Friday, August 26, 2011

Animals of Acadia

 When Jim first shot this photo on his way to camp, he thought he was looking into the eyes of a grey fox (Urocyon cinereoargenteus).

 He watched as the small animal chewed on the grass and went about its business.

 After doing a bit of research I found out for sure that it was a red fox (Vulpes vulpes). Although the two animals are similar, the gray fox has a black stripe along the tail that ends with a black tip, while the red fox has a white-tipped tail. The gray fox also lacks the black booties seen on this red fox.

 This handsome warm-blooded mammal is a harbor seal (Phoca vitulina). A group was feeding during high tide when this photo was taken. While at Sand Beach, Jim and I talked with a park ranger who told us they get at least one report a week by park tourists of an injured seal. Sure enough when he arrives at the scene, he sees a passed out seal sunning itself luxuriously on a rock during low tide. No injury, just nap time. 

This thrush eludes me, if only I had been there to hear its song.

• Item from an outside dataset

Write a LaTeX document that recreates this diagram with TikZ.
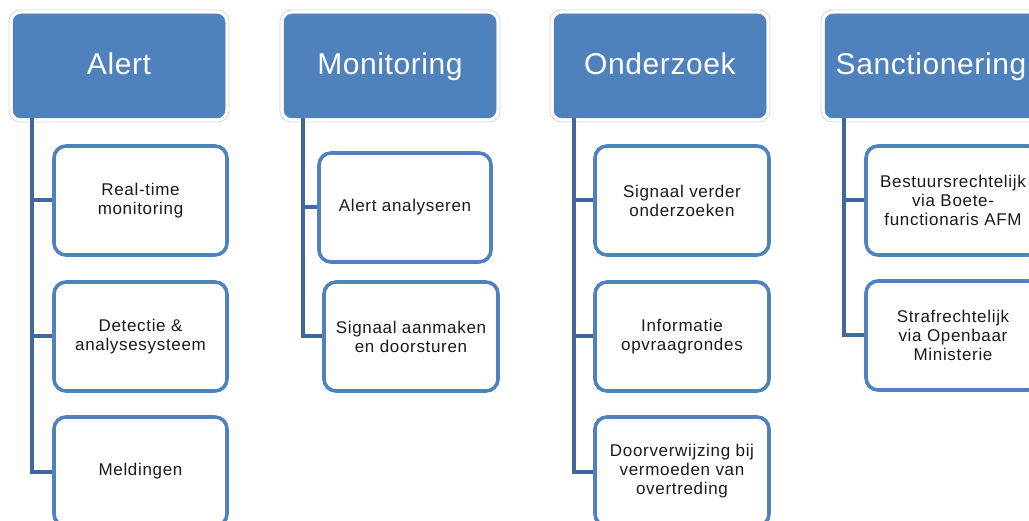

Pictured here is a Black-and-white Warbler (Mniotilta varia) who spends its winter months in the balmy Gulf Coast. This little bird creeps up and down tree limbs searching for insects under the bark of trees.

 In the shadows of a striped maple (Acer pensylvanicum) sits a tiny female Black-throated Green Warbler, a common bird of softwood forests.

One of the last animals I think I'd see at the beach is a porcupine (Erethizon dorsatum). It came wobbling up from the sandy beach shore and slowly climbed up this balsam fir. The porcupine is one of the most docile creatures I know.  

Female Common Eider ducks (Somateria mollissima) are diving ducks that feed primarily on mollusks. During breeding season the males are hard to miss with their bright black and white display.

River otters (Lutra canadensis) in the ocean? Apparently so. They can swim miles out into the ocean to fish, but head back to the main land freshwater to rinse off and have a family. What are they looking at anyway?

 I don't think the otters have much to worry about, the Bald Eagle (Haliaeetus leucocephalus) usually feeds on carrion, crippled waterfowl, and primarily fish. Although they will drown the occasional duck for dinner.